▶ Instructions to follow
From the very first line of the data to the line containing "import matplotlib.pyplot as plt", retype everything exactly, leaving the pictures behind.

====

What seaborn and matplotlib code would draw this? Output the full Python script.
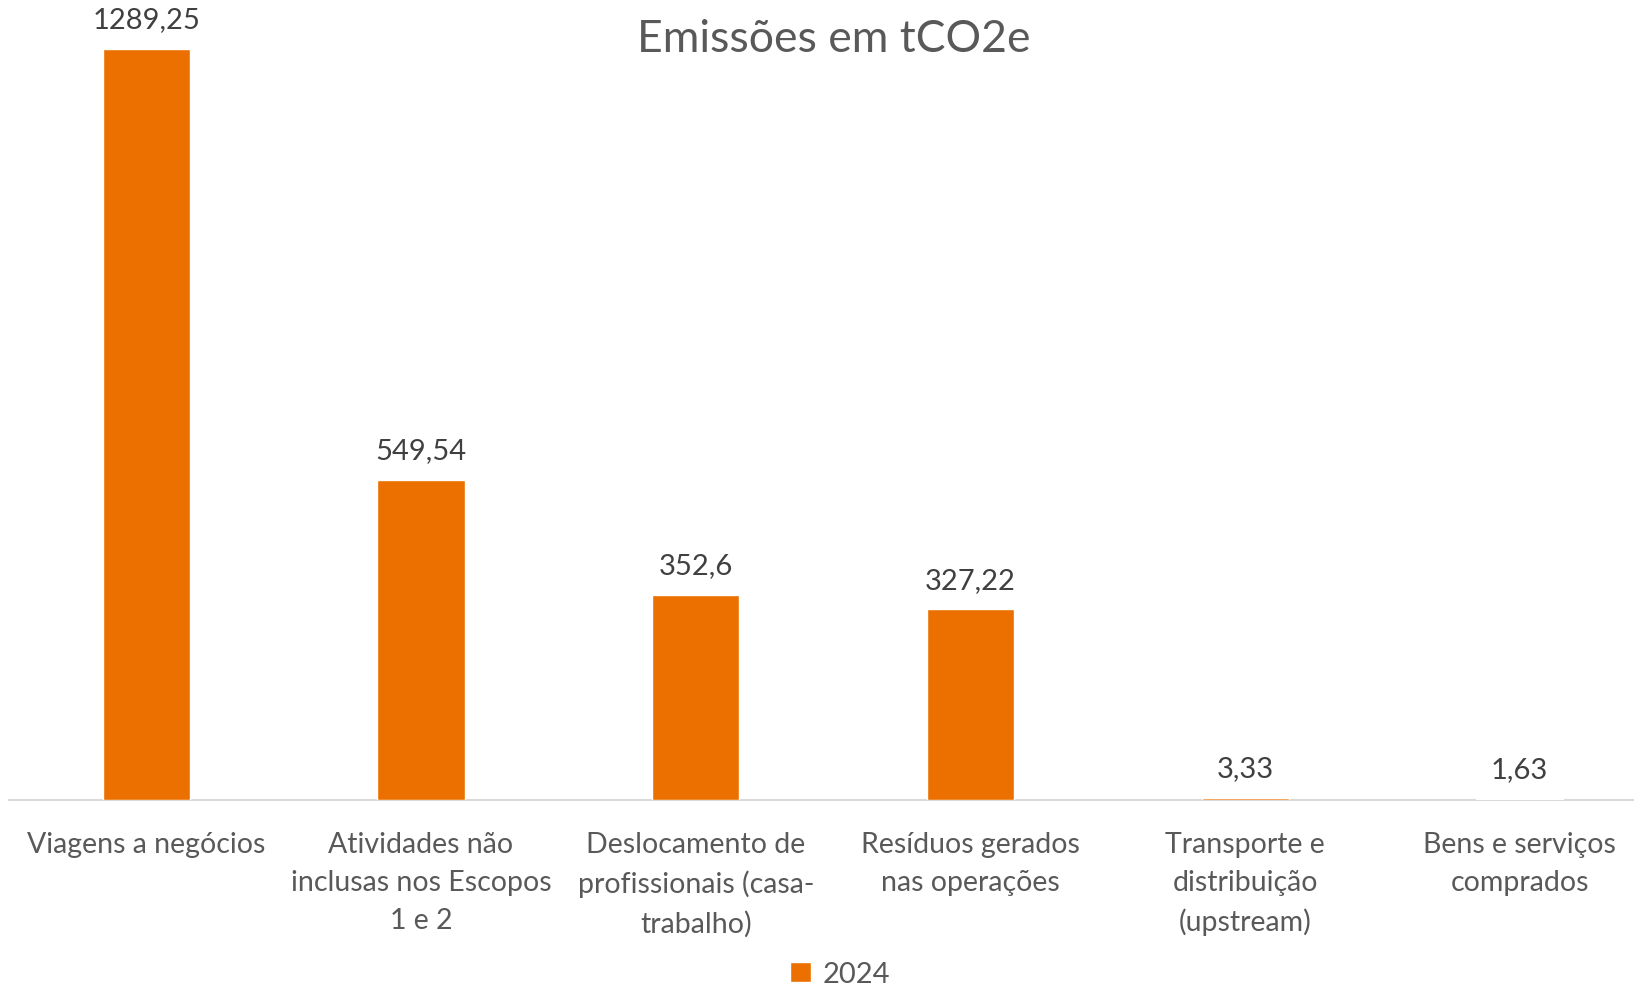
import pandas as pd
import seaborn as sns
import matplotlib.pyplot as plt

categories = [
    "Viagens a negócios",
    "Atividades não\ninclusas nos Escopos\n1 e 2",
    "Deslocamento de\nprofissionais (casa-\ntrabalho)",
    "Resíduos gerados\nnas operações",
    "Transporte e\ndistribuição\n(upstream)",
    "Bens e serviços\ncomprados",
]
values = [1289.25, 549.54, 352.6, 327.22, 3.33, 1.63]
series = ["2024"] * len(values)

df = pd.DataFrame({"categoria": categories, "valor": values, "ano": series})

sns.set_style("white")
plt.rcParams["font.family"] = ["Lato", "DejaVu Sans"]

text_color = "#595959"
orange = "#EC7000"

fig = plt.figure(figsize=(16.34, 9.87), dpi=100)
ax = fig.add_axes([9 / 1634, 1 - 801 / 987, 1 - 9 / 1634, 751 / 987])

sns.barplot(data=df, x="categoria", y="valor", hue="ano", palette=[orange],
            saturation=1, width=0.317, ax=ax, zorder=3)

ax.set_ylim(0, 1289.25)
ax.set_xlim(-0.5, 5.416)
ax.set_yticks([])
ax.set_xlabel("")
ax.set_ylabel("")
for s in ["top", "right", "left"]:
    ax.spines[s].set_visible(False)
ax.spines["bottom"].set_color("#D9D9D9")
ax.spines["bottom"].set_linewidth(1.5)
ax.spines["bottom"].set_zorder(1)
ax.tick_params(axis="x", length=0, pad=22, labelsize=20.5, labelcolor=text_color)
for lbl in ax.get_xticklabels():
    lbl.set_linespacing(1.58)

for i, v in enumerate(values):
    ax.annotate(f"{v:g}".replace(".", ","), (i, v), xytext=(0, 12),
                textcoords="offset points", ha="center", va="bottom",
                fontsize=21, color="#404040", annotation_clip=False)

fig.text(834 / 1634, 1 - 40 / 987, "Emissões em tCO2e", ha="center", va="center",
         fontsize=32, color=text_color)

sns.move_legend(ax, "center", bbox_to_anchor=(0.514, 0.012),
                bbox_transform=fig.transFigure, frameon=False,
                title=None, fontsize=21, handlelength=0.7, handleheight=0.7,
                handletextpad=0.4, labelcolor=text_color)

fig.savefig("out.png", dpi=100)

====

▶ Solution to this exercise
What seaborn and matplotlib code would draw this? Output the full Python script.
import pandas as pd
import seaborn as sns
import matplotlib.pyplot as plt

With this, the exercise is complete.